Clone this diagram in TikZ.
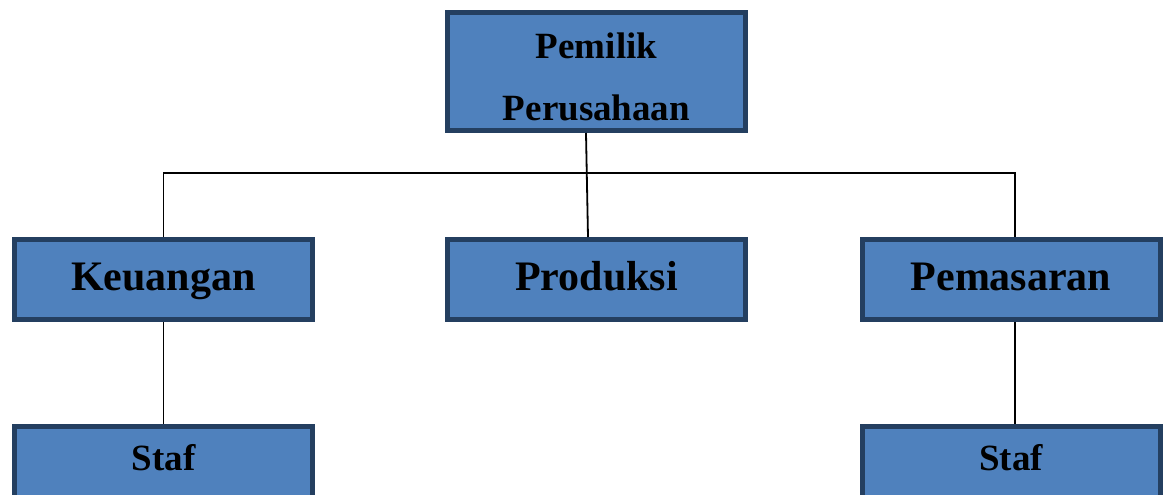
\documentclass[tikz,border=0pt]{standalone}
\usepackage{fontspec}
\setmainfont{Liberation Serif}
\usetikzlibrary{positioning}
\definecolor{boxfill}{HTML}{4F81BD}
\definecolor{boxline}{HTML}{243F60}

\tikzset{every picture/.style={line width=1.8pt}}
\tikzset{
  orgbox/.style={draw=boxline, fill=boxfill, line width=5pt, inner sep=0pt,
    minimum width=298pt, text=black},
  headbox/.style={orgbox, minimum height=118pt, align=center, text height=99pt,
    font=\bfseries\fontsize{37}{62}\selectfont},
  unitbox/.style={orgbox, minimum height=80pt, text height=30pt, text depth=9pt,
    font=\bfseries\fontsize{42}{50}\selectfont},
  stafbox/.style={orgbox, minimum height=80pt, text height=26pt, text depth=19pt,
    font=\bfseries\fontsize{37}{44}\selectfont},
}

\begin{document}
\begin{tikzpicture}[x=1pt, y=-1pt]
\useasboundingbox (0,0) rectangle (1163,495);
\clip (0,0) rectangle (1163,495);

\node[headbox] (pemilik) at (596.5,71.5) {Pemilik\\Perusahaan};

\node[unitbox] (keuangan) at (163.5,279.5) {Keuangan};
    \node[unitbox] (produksi) at (596.5,279.5) {Produksi};
    \node[unitbox] (pemasaran) at (1011,279.5) {Pemasaran};

\node[stafbox] (stafkeu) at (163.5,466.5) {Staf};
    \node[stafbox] (stafpem) at (1011,466.5) {Staf};

\coordinate (bar) at (0,173);

\draw ([xshift=-10.5pt]pemilik.south) -- ([xshift=-8.5pt]produksi.north);
    \draw (keuangan.north) |- ([xshift=4pt]pemasaran.north |- bar) -- ([xshift=4pt]pemasaran.north);

\draw (keuangan.south) -- (stafkeu.north);
    \draw ([xshift=4pt]pemasaran.south) -- ([xshift=4pt]stafpem.north);

\end{tikzpicture}
\end{document}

*INSTRUCTIONS TO FOLLOW*:
Leave out the pictures. Transcribe only the lines above, from the first through the one that contains "(pemasaran) at (1011,279.5)".

*COMPLETED TASK*:
Clone this diagram in TikZ.
\documentclass[tikz,border=0pt]{standalone}
\usepackage{fontspec}
\setmainfont{Liberation Serif}
\usetikzlibrary{positioning}
\definecolor{boxfill}{HTML}{4F81BD}
\definecolor{boxline}{HTML}{243F60}

\tikzset{every picture/.style={line width=1.8pt}}
\tikzset{
  orgbox/.style={draw=boxline, fill=boxfill, line width=5pt, inner sep=0pt,
    minimum width=298pt, text=black},
  headbox/.style={orgbox, minimum height=118pt, align=center, text height=99pt,
    font=\bfseries\fontsize{37}{62}\selectfont},
  unitbox/.style={orgbox, minimum height=80pt, text height=30pt, text depth=9pt,
    font=\bfseries\fontsize{42}{50}\selectfont},
  stafbox/.style={orgbox, minimum height=80pt, text height=26pt, text depth=19pt,
    font=\bfseries\fontsize{37}{44}\selectfont},
}

\begin{document}
\begin{tikzpicture}[x=1pt, y=-1pt]
\useasboundingbox (0,0) rectangle (1163,495);
\clip (0,0) rectangle (1163,495);

\node[headbox] (pemilik) at (596.5,71.5) {Pemilik\\Perusahaan};

\node[unitbox] (keuangan) at (163.5,279.5) {Keuangan};
    \node[unitbox] (produksi) at (596.5,279.5) {Produksi};
    \node[unitbox] (pemasaran) at (1011,279.5) {Pemasaran};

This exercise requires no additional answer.